Back in the day, when my parents were young and, to some extent when I was young, Reform Judaism looked different than now.  There was a sense, and my parents wholehartedly believed in this, that Judaism didn't have to be so weird and foreign.  It could be modern and meaningful to 20th century America.  No more of that weird traditional mumbly Hebrew stuff with funny looking undergarments.  Nope, that kind of practice had no place in the modern age.  And maybe, the tremendous losses of the Holocaust, nailed the door shut as so many practitioners of these traditions were gone, erased, disappeared, never to return.

And we, who survived or came after, could not learn directly for them.

Now, the pendulum has long since returned.

This was from the Temple newsletter in 1910 where Rabbi Samuel Koch fiercely laid out Reform Judaism as he saw it.  And the Temple conformed to his vision.  None of that weird-oh stuff.

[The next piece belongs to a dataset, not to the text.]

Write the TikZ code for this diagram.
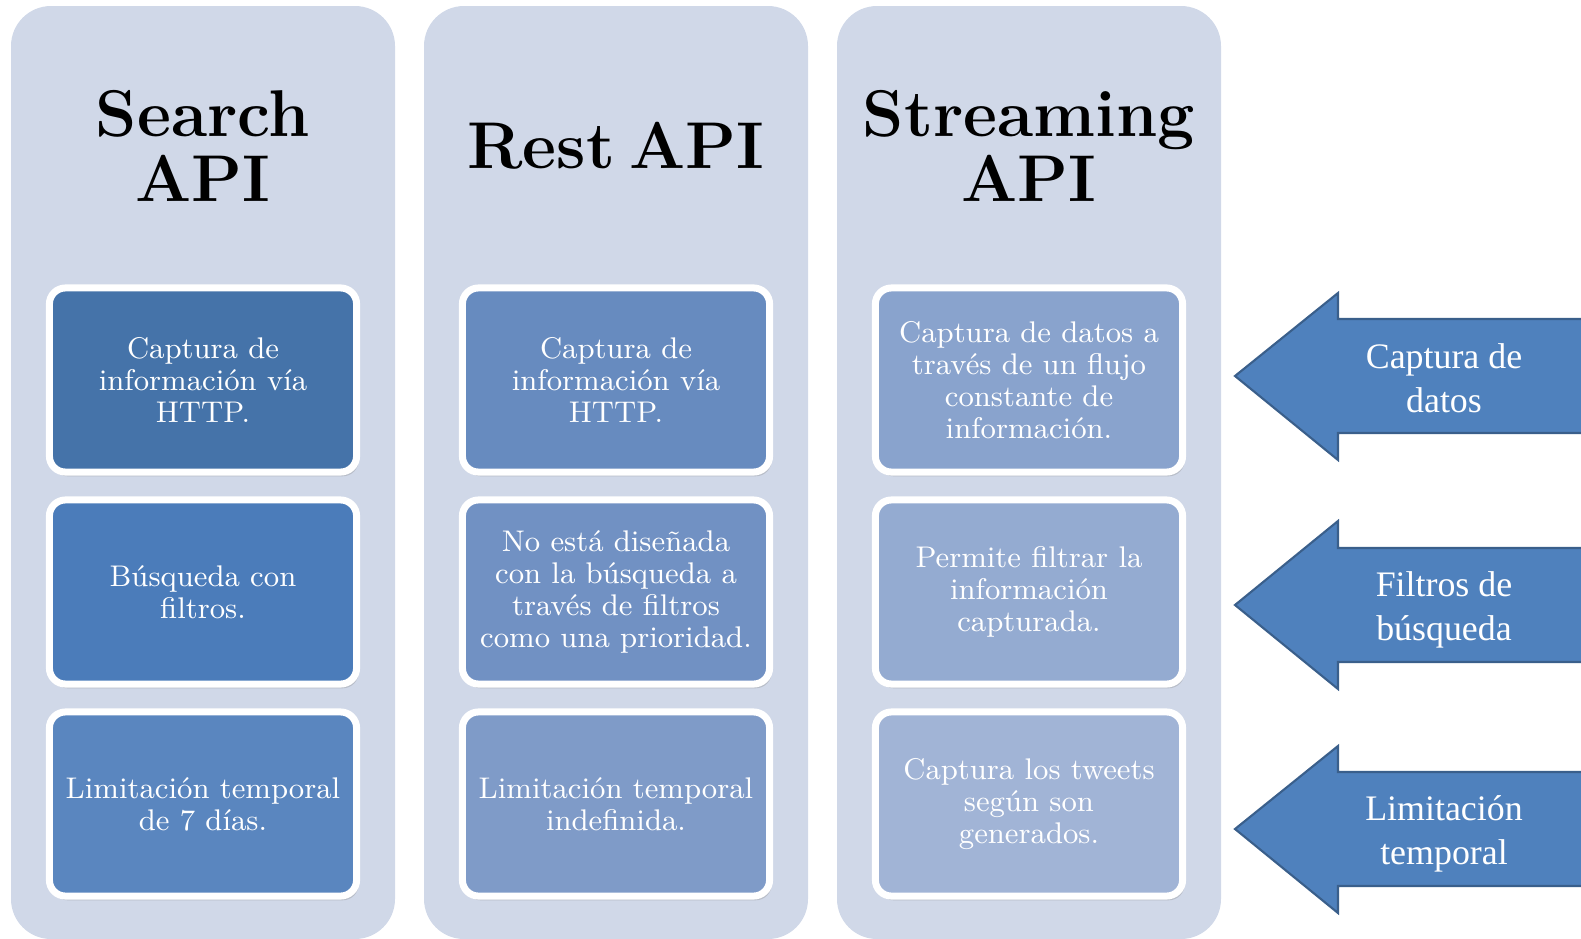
\documentclass[tikz,border=0pt]{standalone}
\usepackage{fontspec}
\usepackage{tikz}
\usetikzlibrary{shadows}
\newfontfamily\arrowfont{Liberation Serif}
\definecolor{colbg}{HTML}{D0D8E8}
\definecolor{arrowfill}{HTML}{4F81BD}
\definecolor{arrowline}{HTML}{3A5F8B}
\definecolor{boxA}{HTML}{4573A9}
\definecolor{boxB}{HTML}{4B7CBA}
\definecolor{boxC}{HTML}{5A86BF}
\definecolor{boxD}{HTML}{678BBF}
\definecolor{boxE}{HTML}{7191C3}
\definecolor{boxF}{HTML}{7F9BC8}
\definecolor{boxG}{HTML}{89A3CD}
\definecolor{boxH}{HTML}{94ABD1}
\definecolor{boxI}{HTML}{A1B4D6}
\newcommand{\BoxFont}{\fontsize{8.5}{9.05}\selectfont}
\newcommand{\TitleFont}{\fontsize{18.8}{18.35}\selectfont\bfseries\spaceskip=0.22em\relax}
\newcommand{\ArrowFont}{\arrowfont\fontsize{10.2}{12.66}\selectfont}

\begin{document}
\begin{tikzpicture}[x=0.01cm,y=-0.01cm
        ,column/.style = {fill=colbg,rounded corners=0.4cm}
        ,apibox/.style = {draw=white,line width=0.07cm,rounded corners=0.16cm,
            minimum width=3.07cm,minimum height=1.84cm,text=white,align=center,
            font=\BoxFont,drop shadow={shadow xshift=0.6pt,shadow yshift=-1.2pt,opacity=0.3}}
        ,title/.style = {align=center,font=\TitleFont}
        ,bigarrow/.style = {fill=arrowfill,draw=arrowline,line width=0.6pt,line join=miter}
        ,arrowtext/.style = {text=white,align=center,font=\ArrowFont}
      ]
      \useasboundingbox (0,0) rectangle (1581,939);
      \clip (0,0) rectangle (1581,939);

      \fill[column] (11,6) rectangle (395,939);
      \fill[column] (424,6) rectangle (808,939);
      \fill[column] (837,6) rectangle (1221,939);

      \node[title,anchor=base] (searchtitle) at (203,201) {Search\\API};
      \node[title,anchor=base] (resttitle) at (616,168) {Rest API};
      \node[title,anchor=base] (streamtitle) at (1029,201) {Streaming\\API};

      \node[apibox,fill=boxA] (search1) at (203,380) {Captura de\\información vía\\HTTP.};
      \node[apibox,fill=boxB] (search2) at (203,592) {Búsqueda con\\filtros.};
      \node[apibox,fill=boxC] (search3) at (203,804) {Limitación temporal\\de 7 días.};

      \node[apibox,fill=boxD] (rest1) at (616,380) {Captura de\\información vía\\HTTP.};
      \node[apibox,fill=boxE] (rest2) at (616,592) {No está diseñada\\con la búsqueda a\\través de filtros\\como una prioridad.};
      \node[apibox,fill=boxF] (rest3) at (616,804) {Limitación temporal\\indefinida.};

      \node[apibox,fill=boxG] (stream1) at (1029,380) {Captura de datos a\\través de un flujo\\constante de\\información.};
      \node[apibox,fill=boxH] (stream2) at (1029,592) {Permite filtrar la\\información\\capturada.};
      \node[apibox,fill=boxI] (stream3) at (1029,804) {Captura los tweets\\según son\\generados.};

      \draw[bigarrow] (1235,376) -- (1338,293) -- (1338,319) -- (1620,319)
          -- (1620,433) -- (1338,433) -- (1338,460) -- cycle;
      \draw[bigarrow] (1235,605) -- (1338,521) -- (1338,548) -- (1620,548)
          -- (1620,662) -- (1338,662) -- (1338,689) -- cycle;
      \draw[bigarrow] (1235,829) -- (1338,746) -- (1338,772) -- (1620,772)
          -- (1620,886) -- (1338,886) -- (1338,913) -- cycle;

      \node[arrowtext] (captura) at (1444,378) {Captura de\\datos};
      \node[arrowtext] (filtros) at (1444,610) {Filtros de\\búsqueda};
      \node[arrowtext] (limite) at (1444,834) {Limitación\\temporal};
    \end{tikzpicture}
\end{document}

The Temple de Hirsch represents Reform Judaism.  The Judaism that has been ‘reformed’ is Orthodox Judaism.  Orthodox Judaism is the exponent of traditional Judaism.  It endeavors to perpetuate the institutions that have come down to it unmodified in any particular.  If modification set in, Orthodoxy is at once metamorphosed into Reform.  Reform Judaism implies a deviation from tradition.  This deviation may be in the form of modification and of abrogation or of addition.  All changes whatsoever introduced by Reform have been in the direction of ritual simpleness, of doctrinal adequacy, of intellectual satisfactoriness, and of aesthetic intensity; and have been made on the grounds of present needs and present efficiency. The Judaism of Temple De Hirsch represents the soul craving of those Jews who believe that conformity need not spell consistency, and that neither need be the root of the flower of righteousness; that the spirit of an institution is both superior and wiser than fealty to its form; that religion is subservient to life and not life to religion, accordingly, in every present age, must so adjust itself to the spiritual needs of that age to afford the greatest spiritual satisfaction to its devotees, and at the same time evolve, the highest form of living, the noblest type of character, and most exalted ideals of practical righteousness.

He loved that bold stuff.  Also, he was such a scold.  On the top he admonished the congregation

Friday night.  Make no engagements. pay no visits, give no parties - Go to Temple.

You can hear his voice throughout.

I don't think that many would buy this vision of Judaism .... maybe some.